So müssten etwa stereotype Darstellungen aus Schulbüchern verschwinden, sagte der emeritierte Erzbischof aus der Hauptstadt Abuja am Mittwoch in Lindau. Auch der religiöse Sektor sei in der Pflicht. Onaiyekan verwies dabei auf Spannungen zwischen Christen und Muslimen in seiner Heimat. Gläubige verschiedener Gemeinschaften sollten einander als Kinder Gottes respektieren und sich nicht dämonisieren. Dinge, die eine Gemeinschaft für sich beanspruche, müsse sie auch Andersgläubigen zugestehen.

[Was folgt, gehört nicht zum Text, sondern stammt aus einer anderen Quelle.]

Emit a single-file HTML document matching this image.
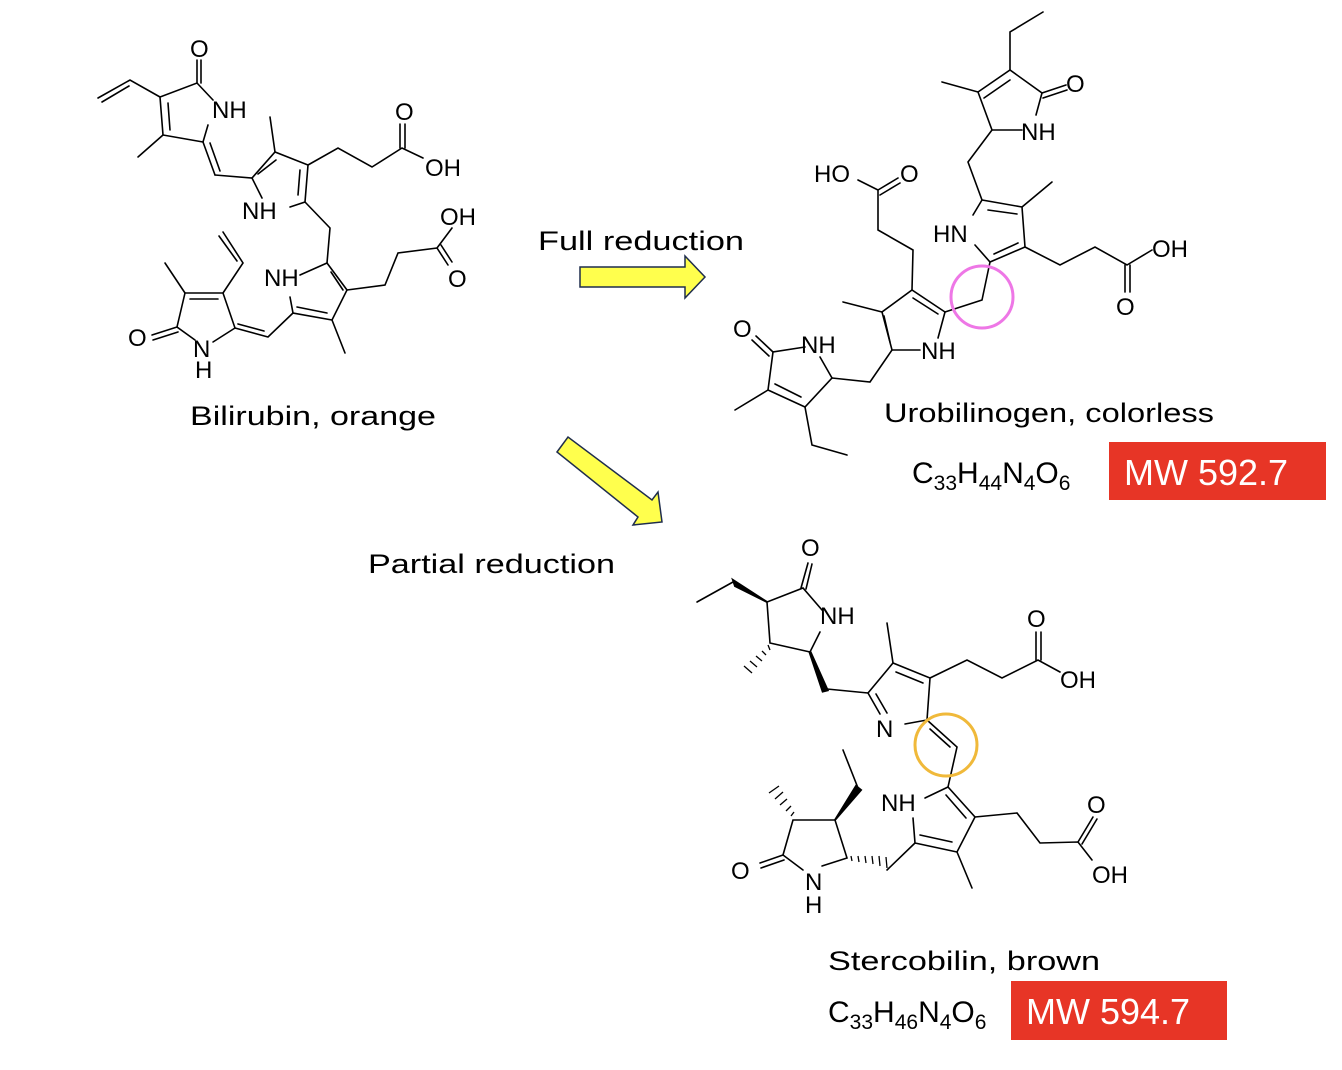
<!DOCTYPE html>
<html><head><meta charset="utf-8"><style>
html,body{margin:0;padding:0;background:#fff}
svg{display:block}
.b{stroke:#000;stroke-width:1.6;fill:none;stroke-linecap:round}
.a{font-family:"Liberation Sans",sans-serif;font-size:24px;fill:#000}
.t{font-family:"Liberation Sans",sans-serif;font-size:27px;fill:#000}
.f{font-family:"Liberation Sans",sans-serif;font-size:30px;fill:#000}
</style></head><body>
<svg width="1342" height="1070" viewBox="0 0 1342 1070" xmlns="http://www.w3.org/2000/svg">
<!-- ===== Bilirubin ===== -->
<g class="b">
<polyline points="208,125 203,142 163,135 160,97 197,83 213,100"/>
<line x1="170" y1="130" x2="168" y2="103"/>
<line x1="197" y1="83" x2="197" y2="60"/><line x1="201" y1="83" x2="201" y2="60"/>
<polyline points="160,97 130,80 98,98"/><line x1="129" y1="86" x2="102" y2="102"/>
<line x1="163" y1="135" x2="138" y2="157"/>
<line x1="203" y1="142" x2="215" y2="175"/><line x1="210" y1="143" x2="220" y2="171"/>
<polyline points="215,175 252,178 275,152 308,165 305,202 290,207"/>
<line x1="252" y1="178" x2="262" y2="198"/>
<line x1="258" y1="174" x2="276" y2="160"/><line x1="300" y1="170" x2="298" y2="195"/>
<line x1="275" y1="152" x2="270" y2="117"/>
<polyline points="308,165 338,148 372,167 402,148 423,158"/>
<line x1="400" y1="148" x2="400" y2="124"/><line x1="405" y1="148" x2="405" y2="124"/>
<polyline points="305,202 330,228 327,263"/>
<polyline points="327,263 347,290 332,320 293,313 290,297"/>
<line x1="327" y1="263" x2="300" y2="275"/>
<line x1="331" y1="272" x2="343" y2="290"/><line x1="297" y1="307" x2="327" y2="313"/>
<line x1="332" y1="320" x2="345" y2="353"/>
<polyline points="347,290 385,285 398,253 437,248 452,228"/>
<line x1="437" y1="248" x2="448" y2="265"/><line x1="441" y1="245" x2="452" y2="262"/>
<polyline points="293,313 268,337 235,328"/><line x1="264" y1="331" x2="238" y2="324"/>
<polyline points="235,328 223,293 185,293 177,327 195,340"/>
<line x1="235" y1="328" x2="213" y2="342"/>
<line x1="190" y1="299" x2="218" y2="299"/>
<line x1="177" y1="327" x2="152" y2="335"/><line x1="178" y1="332" x2="153" y2="340"/>
<polyline points="223,293 243,263 223,232"/><line x1="237" y1="261" x2="219" y2="236"/>
<line x1="185" y1="293" x2="165" y2="263"/>
</g>
<g class="a">
<text x="190" y="57">O</text>
<text x="212" y="118">NH</text>
<text x="395" y="120">O</text>
<text x="425" y="176">OH</text>
<text x="242" y="219">NH</text>
<text x="440" y="225">OH</text>
<text x="448" y="287">O</text>
<text x="264" y="286">NH</text>
<text x="128" y="346">O</text>
<text x="193" y="357">N</text>
<text x="195" y="378">H</text>
</g>
<text class="t" x="190" y="425" textLength="246" lengthAdjust="spacingAndGlyphs">Bilirubin, orange</text>

<polygon points="580,267 685,267 685,256 705,277 685,298 685,287 580,287" fill="#ffff4d" stroke="#1f2d4d" stroke-width="1.5"/>
<polygon points="557,452 568,437 652,500 658,492 662,522 633,525 638,517" fill="#ffff4d" stroke="#1f2d4d" stroke-width="1.5"/>
<text class="t" x="538" y="250" textLength="206" lengthAdjust="spacingAndGlyphs">Full reduction</text>
<text class="t" x="368" y="573" textLength="247" lengthAdjust="spacingAndGlyphs">Partial reduction</text>

<!-- ===== Urobilinogen ===== -->
<g class="b">
<polyline points="1043,12 1010,32 1010,70"/>
<polyline points="978,92 1010,70 1042,93 1036,115"/>
<line x1="984" y1="98" x2="1010" y2="80"/>
<line x1="1042" y1="93" x2="1066" y2="85"/><line x1="1043" y1="98" x2="1067" y2="90"/>
<polyline points="1022,130 992,130 978,92 942,82"/>
<polyline points="992,130 968,162 982,200"/>
<polyline points="973,215 982,200 1022,207 1025,247 990,262 975,245"/>
<line x1="988" y1="210" x2="1017" y2="214"/><line x1="1018" y1="243" x2="994" y2="254"/>
<line x1="1022" y1="207" x2="1052" y2="182"/>
<polyline points="1025,247 1060,265 1095,247 1127,265 1152,250"/>
<line x1="1125" y1="265" x2="1125" y2="292"/><line x1="1130" y1="265" x2="1130" y2="292"/>
<polyline points="990,262 982,300 945,312"/>
<polyline points="945,312 938,338"/>
<polyline points="920,350 892,350 882,312 912,290 945,312"/>
<line x1="890" y1="342" x2="884" y2="316"/><line x1="913" y1="298" x2="938" y2="314"/>
<line x1="882" y1="312" x2="843" y2="302"/>
<polyline points="912,290 913,250 878,230 878,190 858,180"/>
<line x1="878" y1="190" x2="898" y2="178"/><line x1="880" y1="195" x2="900" y2="183"/>
<polyline points="892,350 870,382 832,378"/>
<polyline points="832,378 820,357"/>
<polyline points="805,347 773,352 768,390 805,407 832,378"/>
<line x1="773" y1="352" x2="756" y2="336"/><line x1="769" y1="356" x2="752" y2="340"/>
<line x1="775" y1="384" x2="801" y2="397"/>
<line x1="768" y1="390" x2="735" y2="410"/>
<polyline points="805,407 812,445 847,455"/>
</g>
<circle cx="982" cy="297" r="31" fill="none" stroke="#ee77e6" stroke-width="3"/>
<g class="a">
<text x="1066" y="92">O</text>
<text x="1021" y="140">NH</text>
<text x="814" y="182">HO</text>
<text x="900" y="182">O</text>
<text x="933" y="242">HN</text>
<text x="1152" y="257">OH</text>
<text x="1116" y="315">O</text>
<text x="921" y="359">NH</text>
<text x="733" y="337">O</text>
<text x="801" y="353">NH</text>
</g>
<text class="t" x="884" y="422" textLength="330" lengthAdjust="spacingAndGlyphs">Urobilinogen, colorless</text>
<text class="f" x="912" y="483">C<tspan font-size="21" dy="7">33</tspan><tspan dy="-7">H</tspan><tspan font-size="21" dy="7">44</tspan><tspan dy="-7">N</tspan><tspan font-size="21" dy="7">4</tspan><tspan dy="-7">O</tspan><tspan font-size="21" dy="7">6</tspan></text>
<rect x="1109" y="442" width="217" height="58" fill="#e73526"/>
<text x="1124" y="485" font-family="Liberation Sans,sans-serif" font-size="36" fill="#fff">MW 592.7</text>

<!-- ===== Stercobilin ===== -->
<g class="b">
<polyline points="822,610 803,588 767,602 770,643 810,652 820,632"/>
<line x1="801" y1="588" x2="808" y2="563"/><line x1="806" y1="589" x2="812" y2="564"/>
<line x1="733" y1="582" x2="697" y2="602"/>
<polygon points="767,602 733,580 735,586" fill="#000" stroke="#000" stroke-width="2"/>
<polygon points="810,652 827,690 823,691" fill="#000" stroke="#000" stroke-width="3"/>
<line x1="827" y1="689" x2="868" y2="693"/>
<polyline points="868,693 893,663 930,678 927,720 905,724"/>
<line x1="868" y1="693" x2="880" y2="714"/><line x1="876" y1="694" x2="887" y2="713"/>
<line x1="896" y1="672" x2="923" y2="683"/>
<line x1="893" y1="663" x2="887" y2="623"/>
<polyline points="930,678 967,660 1002,678 1038,660 1060,672"/>
<line x1="1036" y1="660" x2="1036" y2="632"/><line x1="1041" y1="660" x2="1041" y2="632"/>
<polyline points="927,720 957,747 948,787"/><line x1="930" y1="729" x2="950" y2="747"/>
<polyline points="925,798 948,787 975,817 957,852 915,843 913,818"/>
<line x1="946" y1="795" x2="966" y2="818"/><line x1="920" y1="835" x2="952" y2="842"/>
<line x1="957" y1="852" x2="972" y2="888"/>
<polyline points="975,817 1017,813 1040,843 1078,842 1092,860"/>
<line x1="1078" y1="842" x2="1093" y2="817"/><line x1="1082" y1="844" x2="1097" y2="819"/>
<line x1="915" y1="843" x2="887" y2="870"/>
<polyline points="822,866 847,858 835,820 793,820 783,855 803,870"/>
<line x1="783" y1="855" x2="760" y2="863"/><line x1="784" y1="860" x2="761" y2="868"/>
<polygon points="835,820 856,786 861,790" fill="#000" stroke="#000" stroke-width="2"/>
<line x1="858" y1="788" x2="843" y2="750"/>
</g>
<g stroke="#000" stroke-width="1.3">
<line x1="768" y1="645" x2="770" y2="650"/><line x1="762" y1="651" x2="766" y2="655"/><line x1="756" y1="656" x2="762" y2="661"/><line x1="750" y1="661" x2="757" y2="667"/><line x1="744" y1="666" x2="752" y2="673"/>
<line x1="791" y1="816" x2="794" y2="812"/><line x1="786" y1="811" x2="791" y2="806"/><line x1="780" y1="805" x2="787" y2="799"/><line x1="775" y1="799" x2="783" y2="792"/><line x1="769" y1="793" x2="779" y2="786"/>
<line x1="851" y1="856" x2="852" y2="861"/><line x1="858" y1="856" x2="859" y2="862"/><line x1="865" y1="856" x2="866" y2="863"/><line x1="872" y1="856" x2="873" y2="864"/><line x1="879" y1="856" x2="880" y2="866"/><line x1="886" y1="857" x2="887" y2="868"/>
</g>
<circle cx="946" cy="745" r="31" fill="none" stroke="#f0b93a" stroke-width="3"/>
<g class="a">
<text x="801" y="556">O</text>
<text x="820" y="624">NH</text>
<text x="1027" y="627">O</text>
<text x="1060" y="688">OH</text>
<text x="876" y="737">N</text>
<text x="881" y="811">NH</text>
<text x="1087" y="813">O</text>
<text x="1092" y="883">OH</text>
<text x="731" y="879">O</text>
<text x="805" y="890">N</text>
<text x="805" y="913">H</text>
</g>
<text class="t" x="828" y="970" textLength="272" lengthAdjust="spacingAndGlyphs">Stercobilin, brown</text>
<text class="f" x="828" y="1022">C<tspan font-size="21" dy="7">33</tspan><tspan dy="-7">H</tspan><tspan font-size="21" dy="7">46</tspan><tspan dy="-7">N</tspan><tspan font-size="21" dy="7">4</tspan><tspan dy="-7">O</tspan><tspan font-size="21" dy="7">6</tspan></text>
<rect x="1011" y="981" width="216" height="59" fill="#e73526"/>
<text x="1026" y="1024" font-family="Liberation Sans,sans-serif" font-size="36" fill="#fff">MW 594.7</text>
</svg>
</body></html>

Der Kardinal äußerte sich bei der "Frauen, Glaube und Diplomatie"-Konferenz. Diese wird von der nach eigenen Angaben weltgrößten interreligiösen Nichtregierungsorganisation "Religions for Peace" (RfP) veranstaltet. Die seit Dienstag laufende Versammlung dauert noch bis Freitag. Dabei kommen laut RfP rund 600 Menschen aus etwa 90 Ländern zusammen, um neue Wege zur Förderung des interreligiösen Dialogs zu suchen - coronabedingt größtenteils virtuell.
Distanz zum Holocaust werde größer
Das Thema Erziehung sprach auch David Rosen an. Der Rabbi aus Israel, Direktor für interreligiöse Angelegenheiten der US-Nichtregierungsorganisation American Jewish Committee (AJC), konstatierte, die Menschen in Europa seien immer weniger sensibilisiert für Hassreden gegen Juden. Die Distanz zum Holocaust werde zunehmend größer. Daher brauche es mehr Einsatz im Kampf gegen den Antisemitismus. So müsse der Holocaust überall auf dem Lehrplan stehen - nicht nur historisch gesehen, sondern auch als Paradigma: "Was passiert, wenn man eine bestimmte Gruppe von Menschen herausstellt und stereotyp behandelt?"
Der Rabbi forderte zudem eine flächendeckende Annahme der Antisemitismus-Definition des Bündnisses "International Holocaust Remembrance Alliance" (IHRA) in Europa. Sie definiert Antisemitismus unter anderem als Quelle von Hass gegen Juden; dazu zählt etwa die Vorstellung einer "jüdischen Weltverschwörung". Ferner mahnte Rosen einen sensiblen Umgang mit Sprache an. Einen Begriff wie Pharisäer im Sinne von Heuchler zu verwenden, könne Juden verletzen. - Pharisäer gehörten einst einer jüdischen, die religiösen Gesetze streng einhaltenden Bewegung an. Der übertragene Gebrauch des Wortes für einen selbstgerechten Menschen geht auf eine Bibelstelle zurück.